Advani sees long-haul battle on Patil issue
Whatever the outcome, Advani sees BJP readying itself for a long-haul fight on the issue of Patil's background and the manner in which she was chosen, reports Shekhar Iyer.india Updated: Jul 19, 2007 01:58 IST
Whatever the outcome of the presidential election, Leader of Opposition LK Advani sees the BJP readying itself for a long-haul fight on the issue of UPA nominee Pratibha Patil's background and the manner in which she was chosen for the country's highest post. But he won't concede that Bhairon Singh Shekhawat has lost the numbers game till the ballot boxes are opened on July 21.
Giving his assessment on the eve of the presidential poll, Advani ruled out any boycott of Patil in the event of her being elected. "It is not my thinking." On the NDA campaign, of which he was principal architect and for which he received a lot of flak, he said: "Creating serious doubts about the manner in which this government is conducting itself is not a small achievement for the Opposition." He said: "We chose Shekhawat because he was confident and keen, though we weren't sure about the numbers. There have been ups and downs. It was a difficult battle, a hard one. But it was not for symbolic reasons. It has been an exciting experience."

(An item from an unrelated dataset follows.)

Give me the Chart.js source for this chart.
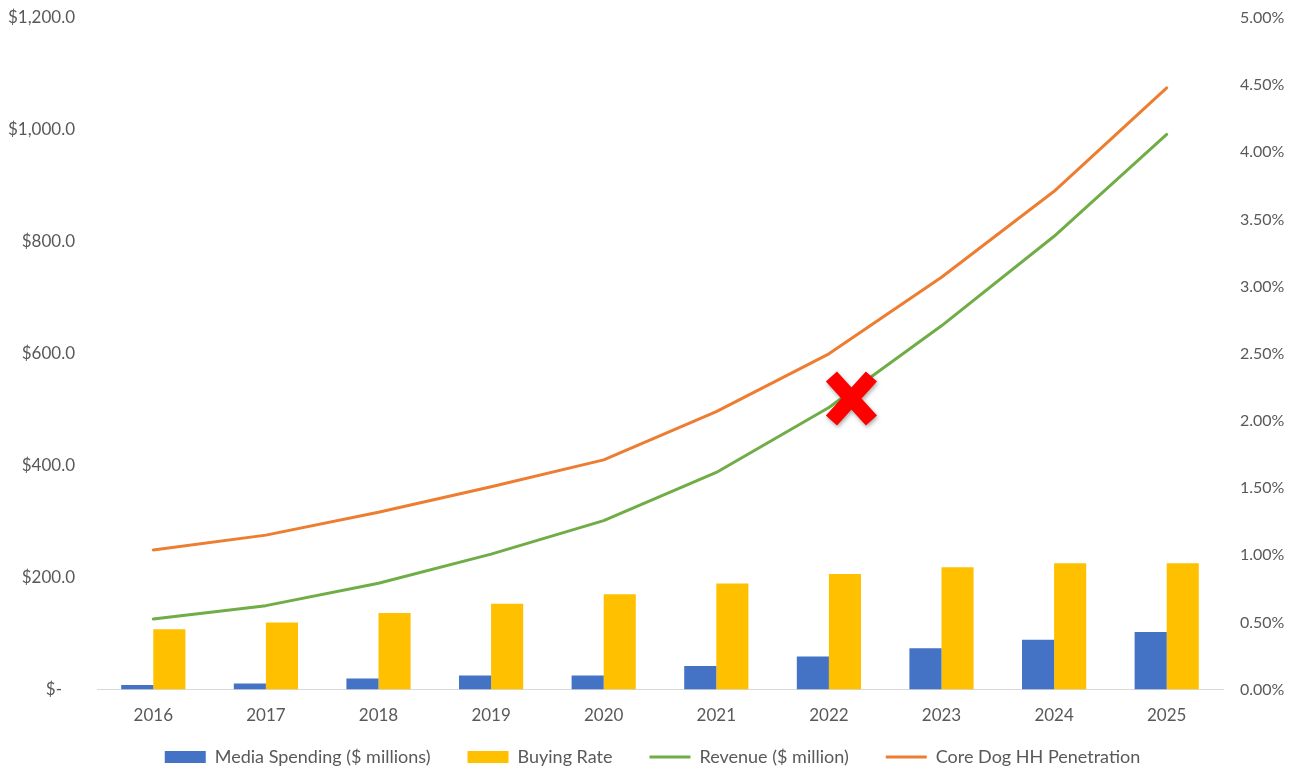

Advani admitted the Shiv Sena's decision to support Patil and the Third Front's move to abstain were a "jolt".
Advani said he got other BJP leaders to agree on a campaign against Patil's background only after he saw a CD of a TV report on the murder of a Jalgaon Congress leader and after his widow Rajini Patil accused the UPA nominee of shielding her brother in the case. "Rajni Patil's disclosures came as a turning point, a positive one, in our campaign. The Bombay High Court pulling up the CBI for not investigating her allegations and the Election Commission's ruling that no party can issue directions to its lawmakers to abstain from the election also came as a psychological boost," he said.
The BJP leader said the party initially received a proposal from the Congress to put up Shekhawat as a consensus candidate for the president's post and Sushil Kumar Shinde for the vice-president's post. "But we saw through it. They had no such intention... Their proposal only showed how strongly they were opposed to (APJ Abdul) Kalam."
Meanwhile, Shekhawat's supporters, including Rajya Sabha MP Tarlochan Singh, appealed to the electoral college, saying his contribution to minority welfare — including reservation for OBCs when he was Rajasthan CM and grants for madrasas — was remarkable.